I mention this because that’s how I think about capturing data.
A decade ago, we were enamored by what we thought mega-data could do for us: advertising based on browsing patterns, along with incredibly complex algorithms that sliced and diced to capture audience segments.
But our lust for big data became meaninglessly excessive – like watering a house plant with a fire hose – because most companies didn’t know how to parse the information in actionable ways.
Today, with the maturity of customer identity and access management (CIAM) platforms, the worth of all this information is increasing because we are learning how to obtain and segment the right data.
We know how to ask customers for information that improves their experience. Now it’s time to ensure that this data upgrades business strategy without downgrading customer experience.
With the right tools, advertising and marketing can evolve to the point where it is OK — and in fact the responsibility of a healthy business — to collect information that will help increase revenue and provide insights for strategic growth. If asked in the proper way, customers will willingly provide their information, as long as you are clear about how you intend to use it.
It may be as simple as explaining that advertisers support your site and that you need to know what ads would be most appealing to your customers. Go ahead and ask, because that information is important to your growth strategy.

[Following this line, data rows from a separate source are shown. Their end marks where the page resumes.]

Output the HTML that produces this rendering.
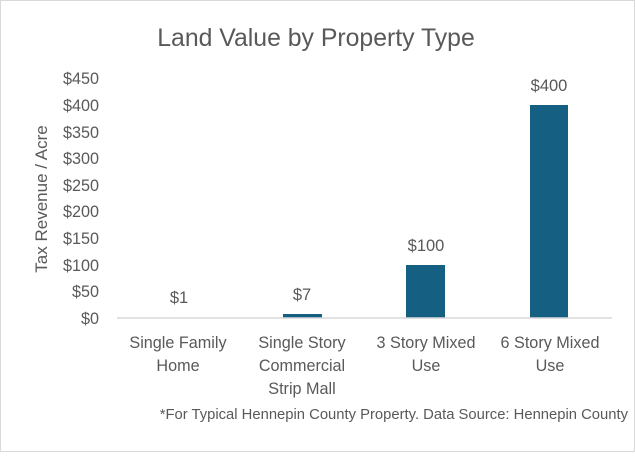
<!DOCTYPE html>
<html><head><style>
body{margin:0;background:#fff}
svg text{font-family:"Liberation Sans",sans-serif;fill:#595959}
</style></head><body>
<svg width="635" height="452" xmlns="http://www.w3.org/2000/svg">
<rect x="0.5" y="0.5" width="634" height="451" fill="#fff" stroke="#d9d9d9"/>
<text x="316" y="46" font-size="24.8" text-anchor="middle">Land Value by Property Type</text>
<g font-size="16.2" text-anchor="end">
<text x="99" y="324">$0</text>
<text x="99" y="297">$50</text>
<text x="99" y="271">$100</text>
<text x="99" y="244">$150</text>
<text x="99" y="217">$200</text>
<text x="99" y="191">$250</text>
<text x="99" y="164">$300</text>
<text x="99" y="138">$350</text>
<text x="99" y="111">$400</text>
<text x="99" y="84">$450</text>
</g>
<text transform="translate(47,199) rotate(-90)" font-size="17" text-anchor="middle">Tax Revenue / Acre</text>
<rect x="283" y="314" width="39" height="4" fill="#156082"/>
<rect x="406" y="265" width="39" height="53" fill="#156082"/>
<rect x="530" y="105" width="38" height="213" fill="#156082"/>
<line x1="117" y1="318" x2="612" y2="318" stroke="#d9d9d9" stroke-width="1.5"/>
<g font-size="16.5" text-anchor="middle">
<text x="179" y="303">$1</text>
<text x="302" y="300">$7</text>
<text x="426" y="251">$100</text>
<text x="549" y="91">$400</text>
</g>
<g font-size="16.2" text-anchor="middle">
<text x="178" y="348">Single Family</text>
<text x="178" y="371">Home</text>
<text x="302" y="348">Single Story</text>
<text x="302" y="371">Commercial</text>
<text x="302" y="394">Strip Mall</text>
<text x="426" y="348">3 Story Mixed</text>
<text x="426" y="371">Use</text>
<text x="550" y="348">6 Story Mixed</text>
<text x="550" y="371">Use</text>
</g>
<text x="628" y="419" font-size="14.8" text-anchor="end">*For Typical Hennepin County Property. Data Source: Hennepin County</text>
</svg>
</body></html>
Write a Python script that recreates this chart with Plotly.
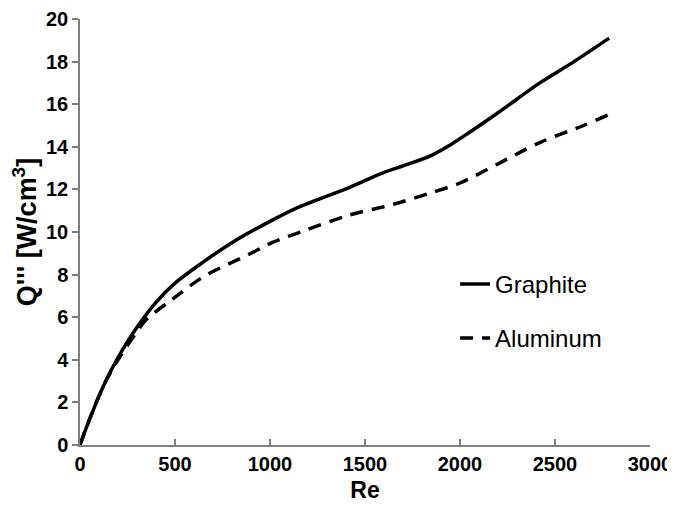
import plotly.graph_objects as go

# Data
re_graphite = [0, 50, 130, 200, 290, 400, 500, 650, 800, 1000, 1160, 1420, 1600, 1700, 1850, 1950, 2020, 2200, 2420, 2600, 2785]
q_graphite = [0, 1.2, 2.9, 4.1, 5.4, 6.7, 7.6, 8.6, 9.5, 10.5, 11.2, 12.1, 12.8, 13.1, 13.6, 14.1, 14.5, 15.6, 17.0, 18.0, 19.1]

re_aluminum = [0, 50, 130, 200, 290, 350, 480, 650, 900, 1010, 1160, 1420, 1650, 1850, 2000, 2200, 2420, 2650, 2780]
q_aluminum = [0, 1.2, 2.9, 4.0, 5.2, 5.9, 6.8, 7.9, 9.0, 9.5, 10.0, 10.8, 11.3, 11.85, 12.3, 13.2, 14.2, 15.0, 15.5]

x_ticks = [0, 500, 1000, 1500, 2000, 2500, 3000]
y_ticks = [0, 2, 4, 6, 8, 10, 12, 14, 16, 18, 20]

FONT = "Liberation Sans"

fig = go.Figure()
fig.add_trace(go.Scatter(x=re_graphite, y=q_graphite, mode="lines", name="Graphite",
                         legendgroup="g",
                         line=dict(color="black", width=3.5, shape="spline", smoothing=0.9)))
fig.add_trace(go.Scatter(x=re_aluminum, y=q_aluminum, mode="lines", name="Aluminum",
                         legendgroup="a",
                         line=dict(color="black", width=3.5, dash="13px,9px", shape="spline", smoothing=0.9)))

axis_common = dict(showgrid=False, zeroline=False, showline=True, linecolor="#7f7f7f",
                   linewidth=1.5, ticklen=6, tickwidth=1.5, tickcolor="#7f7f7f",
                   automargin=False,
                   tickfont=dict(family=FONT, size=20, color="black", weight="bold"))

fig.update_xaxes(range=[0, 3000], tickvals=x_ticks, ticks="inside",
                 title=dict(text="<b>Re</b>", font=dict(family=FONT, size=23, color="black"), standoff=8),
                 **axis_common)
fig.update_yaxes(range=[0, 20], tickvals=y_ticks, ticks="outside",
                 title=dict(text="<b>Q''' [W/cm<sup>3</sup>]</b>", font=dict(family=FONT, size=27, color="black"), standoff=4),
                 **axis_common)

# The page body adds an 8px offset, so the figure is sized to fit the window
fig.update_layout(
    width=667, height=498,
    margin=dict(l=72, r=25, t=11, b=61),
    plot_bgcolor="white", paper_bgcolor="white",
    showlegend=True,
    legend=dict(x=0.658, y=0.43, xanchor="left", yanchor="top",
                font=dict(family=FONT, size=24, color="black"),
                tracegroupgap=20, traceorder="grouped",
                bgcolor="rgba(0,0,0,0)"),
)

fig.write_html("out.html")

The customer voice can also help retailers determine whether to invest more in e-commerce or to build more stores. A company framing its digital marketing plan might ask whether customers prefer to access content via a desktop or a portable digital device, and apply that guidance to remaking the website.
Or maybe it is about marketing affiliations based on customers’ feedback.
Airlines do well in identifying partner opportunities by asking questions that benefit the company. Not only will an airline ask for your seat preference, but they are likely to survey consumers on rental car preferences or favorite coffee brands, whether they shop while in the airport, or what credit card they prefer.
When it comes to managing that data, a holistic and dedicated CIAM platform should be at the core. This will help you determine data sets, frame the questions, and record the responses that drive sales or inform your growth strategy.
This is a huge opportunity for companies who have established a trusting relationship with their customers, so don’t be shy about asking people questions that benefit the company strategy. Often, they dovetail with improving the customer experience – which makes everybody happy.